I'm a self-taught musician and been practicing daily for the past 10 years. I can play three instruments, and have released four albums of, dare I say, very much rhythmical music. Just as I started playing Rhythm Heaven Fever, I was going through an online course on West African polyrhythms.

Imagine the shame I brought on my family, when a monkey in the first level of a Nintendo rhythm game was repeatedly hitting my player character in the nuts with golf balls because I fucked up half of its musical cues.

The music in this game is amazing. I'm not a huge fan of Nintendo's hyper colorful aesthetic, but it works great here, and the mini-games are constantly inventive. But. The difficulty curve is straight up sociopathic.
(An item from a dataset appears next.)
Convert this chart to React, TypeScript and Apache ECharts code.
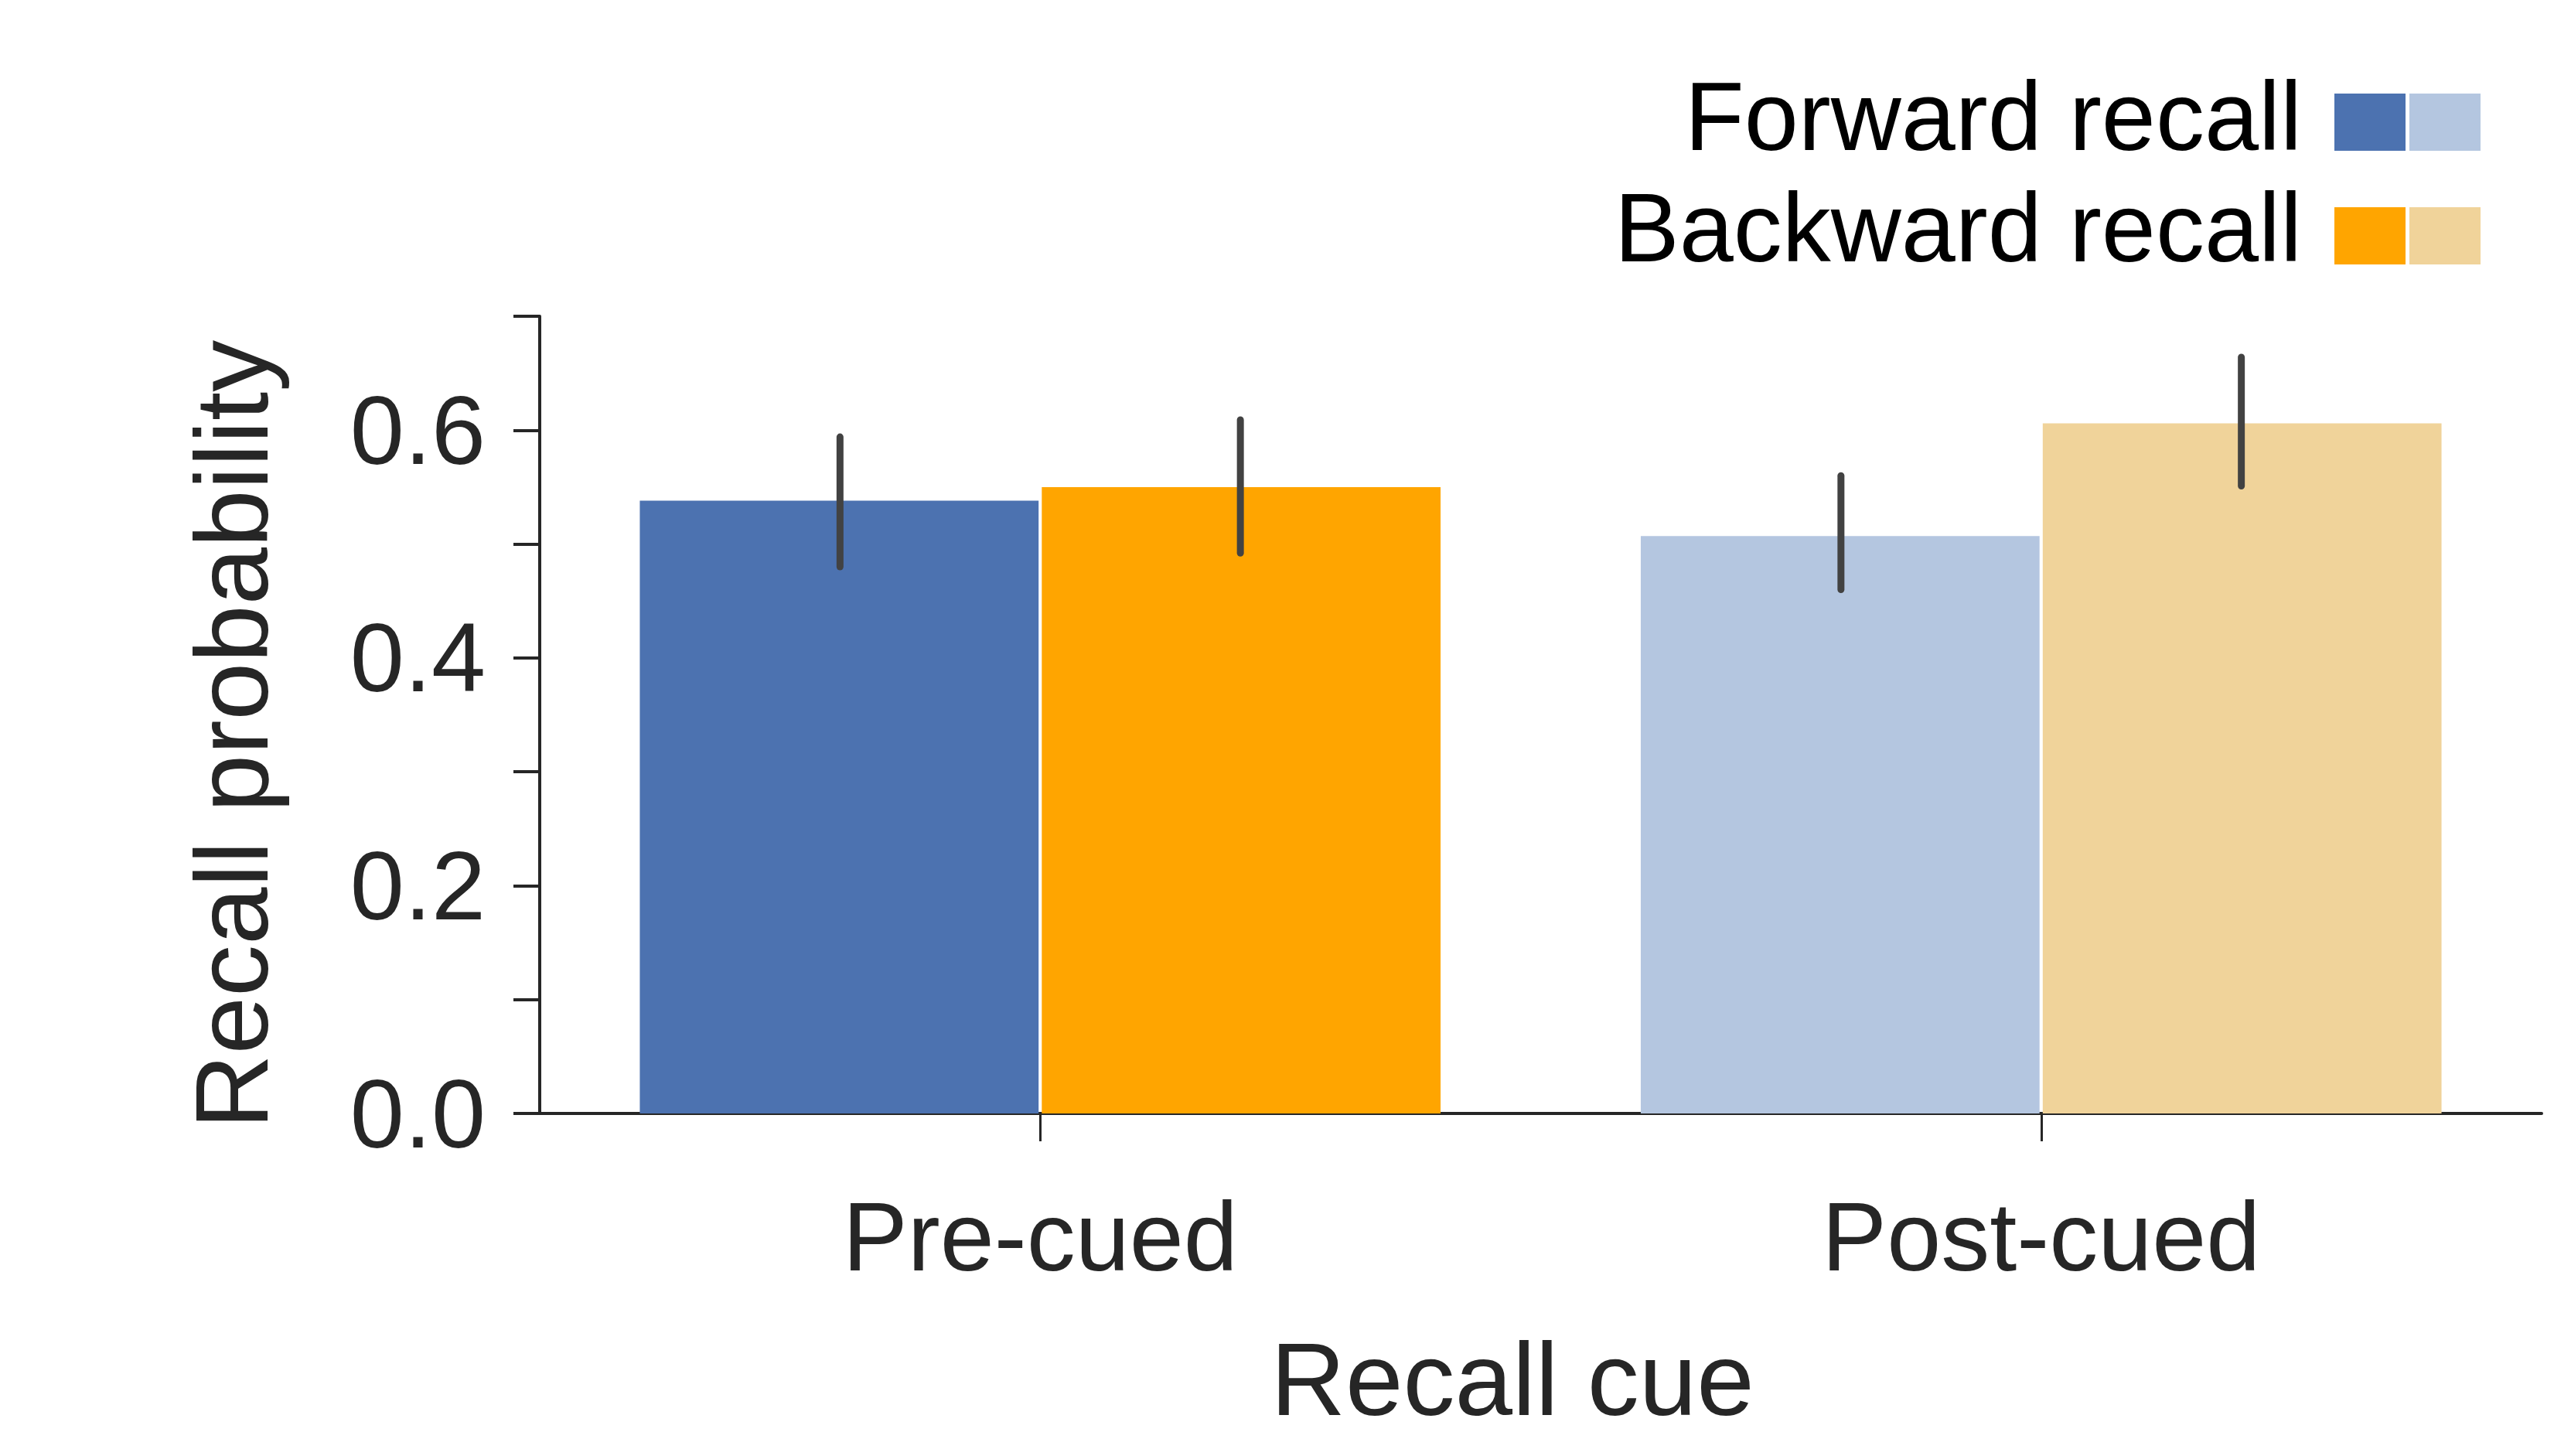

Hidetaka Miyazaki looked at the monkey watch level in the second stack and wept.

To somewhat cover my musician dignity, I can say that, from a musical point of view, Rhythm Heaven Fever just isn't very musical. Don't get me wrong, the rhythms themselves are great, there's a ton of syncopation, contrasts, all the good shit. And there's a lot of variety in musical styles. Rather, it's what game wants from the player that is not musical. You're required to hit every beat right on the money. A fraction of a second late or early, and it's counted as a failure.

In other words, the game wants you to be a sequencer, not a musician. Every instrument player worth their salt knows that the sweet spot is in playing just a skosh behind or ahead of the beat. That's what gives the performance life, makes it less robotic.

These imperfections of an individual playing style are the hardest to replicate with sampling and sequencing, and I imagine they would be just as hard to evaluate in a rhythm game. Maybe a different, more forgiving approach altogether would benefit such a game. Making it about the joy of music, rather than programming those 4s, 8s and 16s right on the head.